On a recent trip to the Haight I noticed that Reverb Records, arguably once ground zero for the San Francisco rave scene, and one of the few DJ records stores that branched out beyond house to drum and bass, trance, and even psytrance, is now Shaxzul, which specializes exclusively in black metal music. (I think the name is a smoosh between "Shazam," as in Captain Marvel, and Xul, as in Ghostbusters. Say it with me now, "Shaxul!")
This brings to three the number of specialist DJ record stores I know of that have folded since I started this blog (Zen City Records and BPM Records are the other two). I think this is enough to now say that we're seeing a trend, one in which the DJ record store is becoming increasingly irrelevant in the face of new media technology. When I think of the DJs I know, almost all play CDs, and almost all get the majority of their music though downloads. I even made, and wrote about, my own switch from vinyl to CDs, in the past few months.

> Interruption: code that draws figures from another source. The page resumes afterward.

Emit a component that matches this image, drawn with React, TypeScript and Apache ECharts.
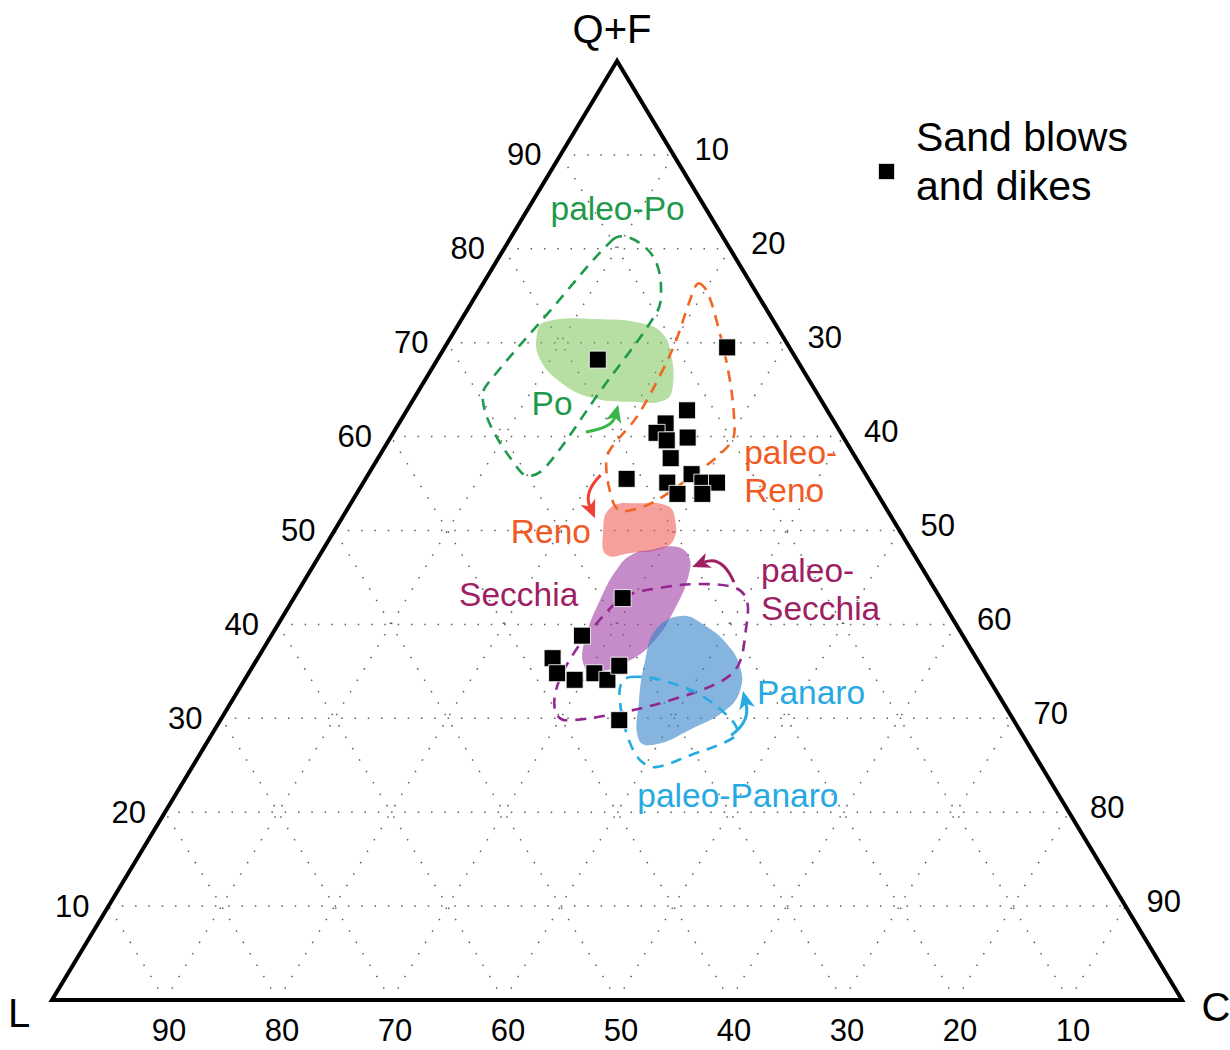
import React, { useEffect, useRef } from "react";
import * as echarts from "echarts";

// Compositions are [Q+F %, C %]; L % = 100 - Q+F - C.
type Tern = [number, number];

const TICKS = [10, 20, 30, 40, 50, 60, 70, 80, 90];

const sandBlows: Tern[] = [
  [68.2, 14.2], [69.5, 25.0], [62.8, 24.8], [61.4, 23.6], [60.4, 23.3],
  [59.6, 24.6], [59.9, 26.3], [57.7, 25.9], [55.5, 23.1], [55.1, 26.9],
  [53.9, 28.4], [56.0, 28.6], [55.1, 30.0], [55.1, 31.3], [53.9, 30.6],
  [42.8, 29.1], [38.8, 27.5], [36.4, 26.1], [34.8, 27.3], [34.1, 29.2],
  [34.8, 30.6], [34.1, 32.1], [35.6, 32.4], [29.8, 35.3],
];

// Modern river sand fields
const poField: Tern[] = [
  [72.2, 7.5], [72.5, 12.2], [72.0, 16.5], [71.0, 18.5], [69.2, 20.1], [65.5, 22.2],
  [63.9, 22.3], [63.7, 19.4], [64.2, 15.5], [65.8, 12.1], [68.2, 9.1], [70.8, 7.5],
];
const renoField: Tern[] = [
  [52.4, 23.2], [52.9, 25.5], [52.6, 28.2], [51.1, 29.6], [49.0, 30.5],
  [48.0, 29.8], [47.6, 27.4], [47.4, 25.4], [49.5, 24.0],
];
const secchiaField: Tern[] = [
  [47.9, 28.9], [48.3, 30.9], [47.4, 32.6], [45.3, 33.7], [41.5, 34.3], [38.3, 34.2],
  [36.2, 33.1], [34.9, 30.6], [35.7, 29.2], [38.3, 28.0], [42.6, 27.2], [46.3, 27.1], [47.6, 27.8],
];
const panaroField: Tern[] = [
  [40.9, 35.2], [39.9, 37.8], [37.8, 40.9], [35.4, 43.2], [33.0, 44.4], [30.9, 44.2],
  [28.8, 42.1], [27.2, 39.8], [27.7, 38.1], [31.9, 36.0], [36.2, 34.4], [39.4, 33.7],
];

// Paleo-river sand fields
const paleoPo: Tern[] = [
  [80.9, 9.1], [81.3, 10.1], [80.1, 12.5], [78.3, 14.4], [75.6, 16.1], [73.3, 16.9],
  [64.9, 16.1], [56.7, 15.3], [55.8, 14.2], [56.9, 12.6], [61.2, 8.2], [64.4, 5.9],
  [66.0, 5.8], [73.5, 7.4],
];
const paleoReno: Tern[] = [
  [76.3, 19.0], [75.6, 20.1], [72.4, 22.6], [66.3, 26.8], [61.2, 29.8], [59.6, 30.4],
  [57.8, 29.9], [56.4, 29.1], [53.2, 26.9], [52.2, 25.3], [52.2, 24.0], [54.3, 22.2],
  [57.5, 20.3], [58.9, 20.1], [62.1, 20.7], [67.1, 20.5], [70.3, 20.1], [74.5, 19.2],
];
const paleoSecchia: Tern[] = [
  [42.9, 29.2], [43.9, 31.9], [44.3, 35.1], [43.9, 38.5], [42.6, 40.2], [39.4, 41.7],
  [35.7, 42.9], [33.9, 42.2], [31.9, 38.7], [30.6, 35.0], [29.8, 30.5], [30.7, 29.2],
  [33.0, 28.1], [36.2, 27.7], [39.9, 28.1],
];
const paleoPanaro: Tern[] = [
  [34.4, 34.0], [34.1, 36.8], [32.5, 41.1], [30.0, 45.0], [28.5, 46.4], [27.5, 45.9],
  [26.1, 43.5], [24.8, 41.0], [25.6, 39.2], [28.2, 36.8], [31.9, 34.3], [33.8, 33.5],
];

// Shift arrows: start, control, tip
const arrowPo: Tern[] = [[60.5, 17.0], [60.9, 19.1], [63.4, 18.4]];
const arrowReno: Tern[] = [[55.9, 20.6], [54.1, 20.0], [51.3, 22.4]];
const arrowSecchia: Tern[] = [[44.5, 38.1], [47.4, 35.6], [46.1, 33.6]];
const arrowPanaro: Tern[] = [[28.2, 46.0], [29.6, 47.0], [32.9, 44.7]];

// Field names and their anchor compositions
const fieldLabels: { text: string; at: Tern }[] = [
  { text: "paleo-Po", at: [84.3, 7.9] },
  { text: "Po", at: [63.5, 12.5] },
  { text: "paleo-\nReno", at: [56.3, 33.1] },
  { text: "Reno", at: [49.9, 19.2] },
  { text: "Secchia", at: [43.2, 19.7] },
  { text: "paleo-\nSecchia", at: [43.7, 40.9] },
  { text: "Panaro", at: [32.8, 46.0] },
  { text: "paleo-Panaro", at: [21.8, 49.8] },
];

const FONT = '"Liberation Sans", Arial, sans-serif';
const GREEN = "#1e9a4c";
const ORANGE = "#f15a24";
const MAGENTA = "#9e1f63";
const PURPLE = "#93278f";
const BLUE = "#27aae1";

const toXY = (p: Tern): [number, number] => [p[1] + p[0] / 2, p[0]];

function shapeSeries(pts: Tern[], style: any, smooth: number) {
  return {
    type: "custom",
    coordinateSystem: "cartesian2d",
    clip: false,
    silent: true,
    data: pts.map(toXY),
    renderItem: (params: any, api: any) => {
      if (params.dataIndex !== 0) return null;
      const points = pts.map((p) => api.coord(toXY(p)));
      return { type: "polygon", shape: { points, smooth }, style };
    },
  };
}

function arrowSeries(pts: Tern[], color: string) {
  return {
    type: "custom",
    coordinateSystem: "cartesian2d",
    clip: false,
    silent: true,
    data: pts.map(toXY),
    renderItem: (params: any, api: any) => {
      if (params.dataIndex !== 0) return null;
      const [s, c, t] = pts.map((p) => api.coord(toXY(p)));
      const dx = t[0] - c[0];
      const dy = t[1] - c[1];
      const len = Math.hypot(dx, dy) || 1;
      const ux = dx / len;
      const uy = dy / len;
      const head = 18;
      const half = 8;
      const base = [t[0] - ux * head, t[1] - uy * head];
      const notch = [base[0] + ux * 5, base[1] + uy * 5];
      return {
        type: "group",
        children: [
          {
            type: "bezierCurve",
            shape: { x1: s[0], y1: s[1], x2: notch[0], y2: notch[1], cpx1: c[0], cpy1: c[1] },
            style: { stroke: color, lineWidth: 3, fill: "none" },
          },
          {
            type: "polygon",
            shape: {
              points: [
                t,
                [base[0] - uy * half, base[1] + ux * half],
                notch,
                [base[0] + uy * half, base[1] - ux * half],
              ],
            },
            style: { fill: color },
          },
        ],
      };
    },
  };
}

function textSeries(
  anchors: Tern[],
  texts: string[],
  place: (p: number[], i: number) => { x: number; y: number },
  style: any,
  colors?: string[],
  aligns?: string[]
) {
  return {
    type: "custom",
    coordinateSystem: "cartesian2d",
    clip: false,
    silent: true,
    data: anchors.map(toXY),
    renderItem: (params: any, api: any) => {
      const i = params.dataIndex;
      const p = api.coord(toXY(anchors[i]));
      const pos = place(p, i);
      return {
        type: "text",
        x: pos.x,
        y: pos.y,
        style: {
          ...style,
          text: texts[i],
          fill: colors ? colors[i] : style.fill,
          align: aligns ? aligns[i] : style.align,
        },
      };
    },
  };
}

// Dotted grid: lines of constant Q+F, C and L every 10 %
const gridSegments: [Tern, Tern][] = [];
TICKS.forEach((k) => {
  gridSegments.push([[k, 0], [k, 100 - k]]);
  gridSegments.push([[0, k], [100 - k, k]]);
  gridSegments.push([[0, 100 - k], [100 - k, 0]]);
});

const vertices: Tern[] = [[100, 0], [0, 0], [0, 100]];

export default function App() {
  const ref = useRef<HTMLDivElement>(null);

  useEffect(() => {
    if (!ref.current) return;
    const chart = echarts.init(ref.current, undefined, { renderer: "svg" });

    const tickStyle = { fontSize: 31, fontFamily: FONT, fill: "#000", verticalAlign: "middle" };
    const fieldStyle = { fontSize: 33.5, fontFamily: FONT, lineHeight: 38, verticalAlign: "middle" };

    const option: any = {
      animation: false,
      backgroundColor: "#fff",
      grid: { left: 52, top: 61, width: 1130, height: 939 },
      xAxis: { type: "value", min: 0, max: 100, show: false },
      yAxis: { type: "value", min: 0, max: 100, show: false },
      legend: {
        data: ["Sand blows and dikes"],
        left: 872,
        top: 111,
        icon: "rect",
        itemWidth: 17,
        itemHeight: 17,
        selectedMode: false,
        // a short blank third line lifts the two text lines above the marker
        formatter: () => "{a|Sand blows}\n{a|and dikes}\n{b| }",
        textStyle: {
          color: "#000",
          padding: [0, 0, 0, 16],
          rich: {
            a: { fontSize: 41, lineHeight: 49, fontFamily: FONT, color: "#000" },
            b: { fontSize: 8, lineHeight: 21, fontFamily: FONT },
          },
        },
      },
      series: [
        {
          type: "custom",
          coordinateSystem: "cartesian2d",
          clip: false,
          silent: true,
          data: gridSegments.map((s) => toXY(s[0])),
          renderItem: (params: any, api: any) => {
            const [a, b] = gridSegments[params.dataIndex];
            const p1 = api.coord(toXY(a));
            const p2 = api.coord(toXY(b));
            return {
              type: "line",
              shape: { x1: p1[0], y1: p1[1], x2: p2[0], y2: p2[1] },
              style: { stroke: "#5e5e5e", lineWidth: 1.5, lineDash: [1.5, 11.8] },
            };
          },
        },
        shapeSeries(poField, { fill: "rgba(112,190,72,0.5)" }, 0.45),
        shapeSeries(renoField, { fill: "rgba(240,92,82,0.58)" }, 0.45),
        shapeSeries(secchiaField, { fill: "rgba(160,64,165,0.6)" }, 0.45),
        shapeSeries(panaroField, { fill: "rgba(52,132,200,0.6)" }, 0.45),
        shapeSeries(paleoPo, { fill: "none", stroke: GREEN, lineWidth: 2.6, lineDash: [11, 8] }, 0.35),
        shapeSeries(paleoReno, { fill: "none", stroke: "#f26522", lineWidth: 2.6, lineDash: [11, 8] }, 0.35),
        shapeSeries(paleoSecchia, { fill: "none", stroke: PURPLE, lineWidth: 2.6, lineDash: [11, 8] }, 0.35),
        shapeSeries(paleoPanaro, { fill: "none", stroke: BLUE, lineWidth: 2.6, lineDash: [11, 8] }, 0.35),
        arrowSeries(arrowPo, "#39b54a"),
        arrowSeries(arrowReno, "#ef4136"),
        arrowSeries(arrowSecchia, MAGENTA),
        arrowSeries(arrowPanaro, BLUE),
        shapeSeries(vertices, { fill: "none", stroke: "#000", lineWidth: 4, lineJoin: "miter" }, 0),
        {
          name: "Sand blows and dikes",
          type: "scatter",
          symbol: "rect",
          symbolSize: 17,
          data: sandBlows.map(toXY),
          itemStyle: { color: "#000", borderColor: "rgba(255,255,255,0.85)", borderWidth: 1, opacity: 1 },
          z: 5,
        },
        // Q+F ticks on the left side
        textSeries(
          TICKS.map((v) => [v, 0] as Tern),
          TICKS.map(String),
          (p) => ({ x: p[0] - 19, y: p[1] }),
          { ...tickStyle, align: "right" }
        ),
        // C ticks on the right side
        textSeries(
          TICKS.map((v) => [100 - v, v] as Tern),
          TICKS.map(String),
          (p) => ({ x: p[0] + 21, y: p[1] - 5 }),
          { ...tickStyle, align: "left" }
        ),
        // L ticks along the base
        textSeries(
          TICKS.map((v) => [0, 100 - v] as Tern),
          TICKS.map(String),
          (p) => ({ x: p[0] + 4, y: p[1] + 30 }),
          { ...tickStyle, align: "center" }
        ),
        // Apex names
        textSeries(
          vertices,
          ["Q+F", "L", "C"],
          (p, i) =>
            i === 0 ? { x: p[0] - 5, y: p[1] - 32 } : i === 1 ? { x: p[0] - 33, y: p[1] + 13 } : { x: p[0] + 34, y: p[1] + 7 },
          { fontSize: 40, fontFamily: FONT, fill: "#000", verticalAlign: "middle", align: "center" }
        ),
        // Field names
        textSeries(
          fieldLabels.map((l) => l.at),
          fieldLabels.map((l) => l.text),
          (p) => ({ x: p[0], y: p[1] }),
          fieldStyle,
          [GREEN, GREEN, ORANGE, ORANGE, MAGENTA, MAGENTA, BLUE, BLUE],
          ["center", "center", "left", "center", "center", "left", "left", "center"]
        ),
      ],
    };

    chart.setOption(option);
    return () => chart.dispose();
  }, []);

  return (
    <div
      ref={ref}
      style={{ position: "fixed", left: 0, top: 0, width: 1230, height: 1050, background: "#fff" }}
    />
  );
}
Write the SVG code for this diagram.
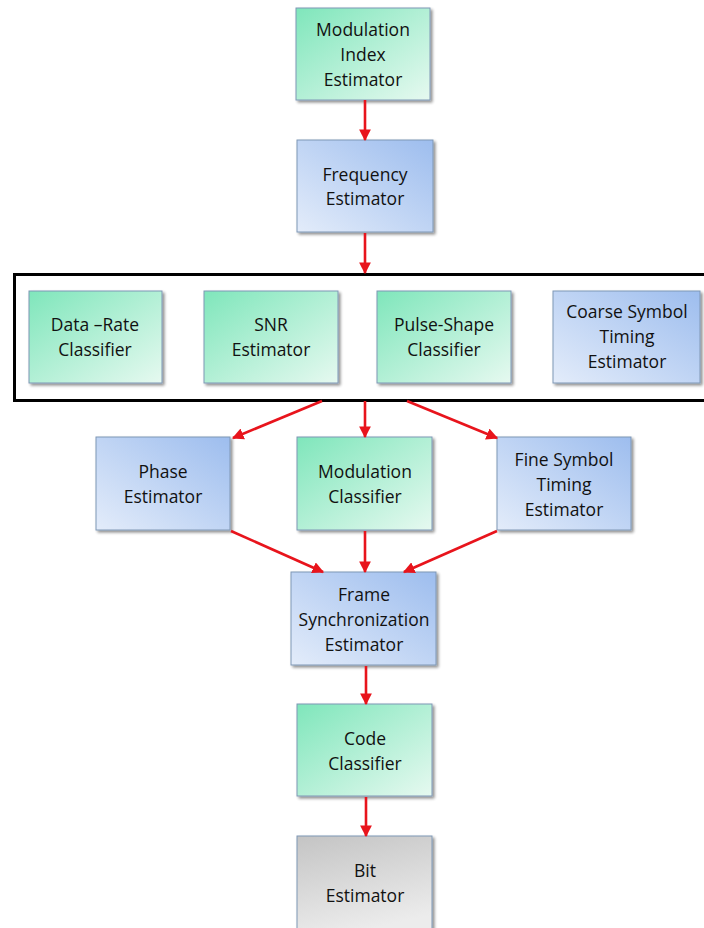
<svg xmlns="http://www.w3.org/2000/svg" width="704" height="928" viewBox="0 0 704 928">
<defs>
<linearGradient id="gGreen" x1="0" y1="0" x2="1" y2="1">
<stop offset="0" stop-color="#7fe6bb"/>
<stop offset="1" stop-color="#e6f9f0"/>
</linearGradient>
<linearGradient id="gBlue" x1="1" y1="0" x2="0" y2="1">
<stop offset="0" stop-color="#9dbdee"/>
<stop offset="1" stop-color="#e3ecfa"/>
</linearGradient>
<linearGradient id="gGray" x1="0" y1="0" x2="0.3" y2="1">
<stop offset="0" stop-color="#c4c4c4"/>
<stop offset="1" stop-color="#ececec"/>
</linearGradient>
<filter id="sh" x="-10%" y="-10%" width="130%" height="130%">
<feGaussianBlur in="SourceAlpha" stdDeviation="1.5"/>
<feOffset dx="2" dy="2" result="b"/>
<feComponentTransfer><feFuncA type="linear" slope="0.45"/></feComponentTransfer>
<feMerge><feMergeNode/><feMergeNode in="SourceGraphic"/></feMerge>
</filter>
<marker id="ah" viewBox="0 0 10 10" refX="9" refY="5" markerWidth="4.5" markerHeight="4.5" orient="auto" markerUnits="strokeWidth">
<path d="M0,0 L10,5 L0,10 Z" fill="#e8141c"/>
</marker>
</defs>
<style>
.box{stroke:#7f97b5;stroke-width:1;filter:url(#sh)}
.green{fill:url(#gGreen)}
.blue{fill:url(#gBlue)}
.gray{fill:url(#gGray)}
text{font-family:"Open Sans","Liberation Sans",sans-serif;font-size:17.5px;fill:#111111;text-anchor:middle}
.c line{stroke:#e8141c;stroke-width:2.6;marker-end:url(#ah)}
</style>
<rect width="704" height="928" fill="#ffffff"/>
<g id="group-frame"><rect x="14.5" y="274.5" width="700" height="126" fill="none" stroke="#000" stroke-width="3"/></g>
<g id="n-modidx"><rect class="box green" x="296" y="8" width="134" height="92"/><text x="363" y="36">Modulation</text><text x="363" y="61">Index</text><text x="363" y="86">Estimator</text></g>
<g id="n-freq"><rect class="box blue" x="297" y="140" width="136" height="92"/><text x="365" y="181">Frequency</text><text x="365" y="205">Estimator</text></g>
<g id="n-datarate"><rect class="box green" x="29" y="291" width="133" height="92"/><text x="95" y="331">Data –Rate</text><text x="95" y="356">Classifier</text></g>
<g id="n-snr"><rect class="box green" x="204" y="291" width="134" height="92"/><text x="271" y="331">SNR</text><text x="271" y="356">Estimator</text></g>
<g id="n-pulse"><rect class="box green" x="377" y="291" width="134" height="92"/><text x="444" y="331">Pulse-Shape</text><text x="444" y="356">Classifier</text></g>
<g id="n-coarse"><rect class="box blue" x="553" y="291" width="147" height="92"/><text x="627" y="318">Coarse Symbol</text><text x="627" y="343">Timing</text><text x="627" y="368">Estimator</text></g>
<g id="n-phase"><rect class="box blue" x="96" y="437" width="134" height="93"/><text x="163" y="478">Phase</text><text x="163" y="503">Estimator</text></g>
<g id="n-modcls"><rect class="box green" x="297" y="437" width="135" height="93"/><text x="365" y="478">Modulation</text><text x="365" y="503">Classifier</text></g>
<g id="n-fine"><rect class="box blue" x="497" y="437" width="134" height="93"/><text x="564" y="466">Fine Symbol</text><text x="564" y="491">Timing</text><text x="564" y="516">Estimator</text></g>
<g id="n-frame"><rect class="box blue" x="291" y="572" width="145" height="93"/><text x="364" y="601">Frame</text><text x="364" y="626">Synchronization</text><text x="364" y="651">Estimator</text></g>
<g id="n-code"><rect class="box green" x="297" y="704" width="135" height="92"/><text x="365" y="745">Code</text><text x="365" y="770">Classifier</text></g>
<g id="n-bit"><rect class="box gray" x="297" y="836" width="135" height="100"/><text x="365" y="877">Bit</text><text x="365" y="902">Estimator</text></g>
<g id="connectors" class="c">
<line x1="365" y1="100" x2="365" y2="140"/>
<line x1="365" y1="233" x2="365" y2="273"/>
<line x1="322" y1="401" x2="233" y2="438"/>
<line x1="365" y1="401" x2="365" y2="437"/>
<line x1="407" y1="401" x2="497" y2="438"/>
<line x1="231" y1="531" x2="323" y2="572"/>
<line x1="365" y1="531" x2="365" y2="572"/>
<line x1="497" y1="531" x2="404" y2="572"/>
<line x1="366" y1="666" x2="366" y2="704"/>
<line x1="366" y1="797" x2="366" y2="836"/>
</g>
</svg>
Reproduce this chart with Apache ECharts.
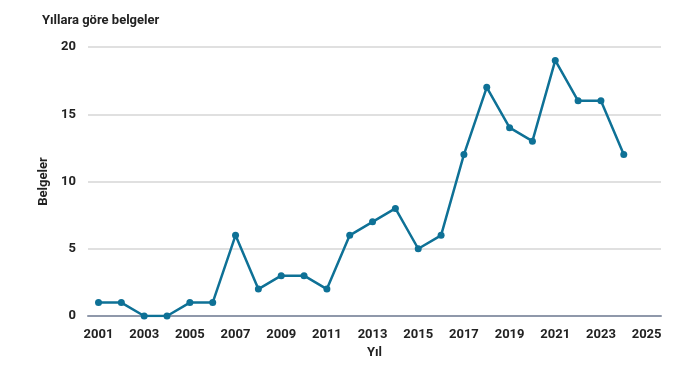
<!DOCTYPE html>
<html><head><meta charset="utf-8">
<script src="https://cdn.jsdelivr.net/npm/echarts@6/dist/echarts.min.js"></script>
<style>html,body{margin:0;padding:0;background:#fff}#c{width:700px;height:369px}</style>
</head><body><div id="c"></div>
<script>
const years = [2001,2002,2003,2004,2005,2006,2007,2008,2009,2010,2011,2012,2013,2014,2015,2016,2017,2018,2019,2020,2021,2022,2023,2024];
const docs = [1,1,0,0,1,1,6,2,3,3,2,6,7,8,5,6,12,17,14,13,19,16,16,12];
const xTicks = [2001,2003,2005,2007,2009,2011,2013,2015,2017,2019,2021,2023,2025];
const yTicks = [0,5,10,15,20];
const chart = echarts.init(document.getElementById('c'));
const font = 'Roboto';
chart.setOption({
  animation:false,
  title:{text:'Yıllara göre belgeler',left:37,top:9,textStyle:{fontFamily:font,fontWeight:'bold',fontSize:13,color:'#222'}},
  grid:{left:88,right:39,top:47,bottom:53},
  xAxis:{type:'value',min:2000.54,max:2025.63,
    name:'Yıl',nameLocation:'middle',nameGap:30,nameTextStyle:{fontFamily:font,fontWeight:'bold',fontSize:13,color:'#222'},
    axisLine:{show:true,lineStyle:{color:'#8f98aa',width:2}},
    axisTick:{show:false},splitLine:{show:false},
    axisLabel:{customValues:xTicks,formatter:v=>String(v),fontFamily:font,fontWeight:'bold',fontSize:13,color:'#222',margin:12}},
  yAxis:{type:'value',min:0,max:20,interval:5,
    name:'Belgeler',nameLocation:'middle',nameGap:35,nameTextStyle:{fontFamily:font,fontWeight:'bold',fontSize:13,color:'#222'},
    axisLine:{show:false},axisTick:{show:false},
    splitLine:{lineStyle:{color:'#d6d6d6',width:1.5}},
    axisLabel:{customValues:yTicks,fontFamily:font,fontWeight:'bold',fontSize:13,color:'#222',margin:12}},
  series:[{type:'line',data:years.map((y,i)=>[y,docs[i]]),symbol:'circle',symbolSize:7,
    lineStyle:{color:'#0e7196',width:2.5},itemStyle:{color:'#0e7196'}}]
});
</script></body></html>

It's easy enough to bemoan this trend, since the DJ record store provided a lot more to its patrons besides just a commercial channel for the music industry - it's always fun to listen in on the conversations between patrons and shop owners, to get unexpected reccomendations from same, and to just pass the time listening to a lot of new music. The internet makes it easy to get new music, and lots of it, and CDs are a far more convenient medium than vinyl, but then there's also the phenomenon of blog house, where everybody is reading, and downloading, from the same music blogs and the same online sources - one of the best things about the DJ record shop is the specific eccentricity of the owners, where you know where to go for a certain sound, but you never know exactly what you'll find in the bins.
I'm curious to see if the market has finally shaken out enough that there's now a profitable ratio between the number of DJ record buyers versus record shops, or whether we're watching the demise of an entire commercial sector, like the dry goods store. The only record stores I know of that are still selling new DJ vinly are Soundworks on Valencia, which is undoubtedly shored up by its close ties to the Castro scene and its record pool; Tweekin' Records on Haight, which stocks local labels like Dirty Bird and has been my source for techno and tech house; and Amoeba, which has a great selection but you can't listen to any of it. I guess it's a good thing I decided to start focusing on CDs, since it seems like I might eventually have been forced in that direction anyway.